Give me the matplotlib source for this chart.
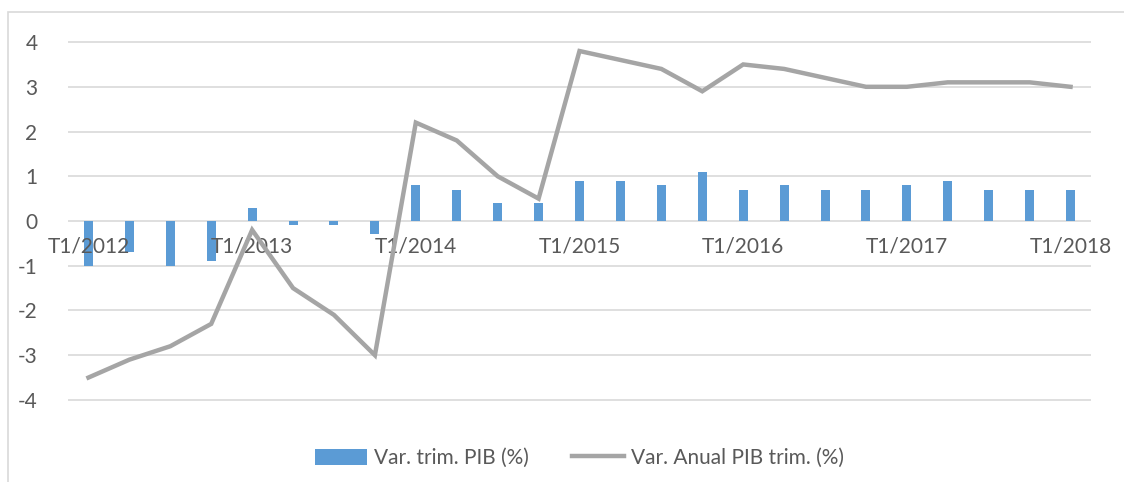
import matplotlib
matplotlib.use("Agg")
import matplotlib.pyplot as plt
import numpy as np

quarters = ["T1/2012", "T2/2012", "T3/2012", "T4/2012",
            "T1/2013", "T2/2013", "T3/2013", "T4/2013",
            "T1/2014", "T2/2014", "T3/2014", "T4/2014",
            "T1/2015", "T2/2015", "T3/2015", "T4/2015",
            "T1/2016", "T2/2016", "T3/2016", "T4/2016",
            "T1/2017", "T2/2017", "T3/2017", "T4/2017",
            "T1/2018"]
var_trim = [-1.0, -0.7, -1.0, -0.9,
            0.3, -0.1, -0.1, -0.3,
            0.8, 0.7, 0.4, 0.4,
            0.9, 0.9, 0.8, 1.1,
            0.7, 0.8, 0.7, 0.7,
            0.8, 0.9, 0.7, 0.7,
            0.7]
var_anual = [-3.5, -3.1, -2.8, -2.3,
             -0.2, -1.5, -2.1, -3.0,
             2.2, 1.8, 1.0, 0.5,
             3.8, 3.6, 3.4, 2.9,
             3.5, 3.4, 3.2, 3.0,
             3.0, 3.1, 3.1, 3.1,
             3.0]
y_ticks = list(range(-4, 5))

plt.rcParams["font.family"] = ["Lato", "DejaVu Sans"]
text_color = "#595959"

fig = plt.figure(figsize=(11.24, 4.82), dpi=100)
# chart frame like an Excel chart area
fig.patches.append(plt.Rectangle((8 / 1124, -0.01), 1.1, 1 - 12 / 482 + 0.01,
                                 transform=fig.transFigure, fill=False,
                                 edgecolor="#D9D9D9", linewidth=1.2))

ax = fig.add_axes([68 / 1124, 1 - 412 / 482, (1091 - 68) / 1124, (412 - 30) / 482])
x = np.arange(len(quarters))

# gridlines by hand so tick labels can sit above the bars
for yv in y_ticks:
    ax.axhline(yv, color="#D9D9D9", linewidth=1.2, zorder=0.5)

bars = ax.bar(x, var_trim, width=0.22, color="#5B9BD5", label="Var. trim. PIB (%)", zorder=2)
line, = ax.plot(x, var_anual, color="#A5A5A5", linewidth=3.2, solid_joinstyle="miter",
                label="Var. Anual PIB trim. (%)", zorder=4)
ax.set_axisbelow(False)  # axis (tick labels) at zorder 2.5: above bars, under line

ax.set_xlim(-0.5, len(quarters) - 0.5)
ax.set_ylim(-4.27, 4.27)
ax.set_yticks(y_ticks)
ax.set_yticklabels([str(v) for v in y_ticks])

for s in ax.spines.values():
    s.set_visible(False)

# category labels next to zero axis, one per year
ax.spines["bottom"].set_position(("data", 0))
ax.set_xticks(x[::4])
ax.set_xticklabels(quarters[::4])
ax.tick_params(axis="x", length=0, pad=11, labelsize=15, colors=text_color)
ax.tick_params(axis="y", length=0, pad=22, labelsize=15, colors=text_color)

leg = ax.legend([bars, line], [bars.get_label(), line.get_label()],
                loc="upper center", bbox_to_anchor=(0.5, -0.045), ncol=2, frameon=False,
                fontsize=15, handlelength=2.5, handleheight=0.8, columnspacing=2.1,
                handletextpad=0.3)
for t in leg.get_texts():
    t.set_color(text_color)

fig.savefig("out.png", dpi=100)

> WHAT YOU SHOULD DO: Everything from the top line of the data down to and including the line with "import numpy as np" is to be copied, except the pictures.

> TASK RESULT:
Give me the matplotlib source for this chart.
import matplotlib
matplotlib.use("Agg")
import matplotlib.pyplot as plt
import numpy as np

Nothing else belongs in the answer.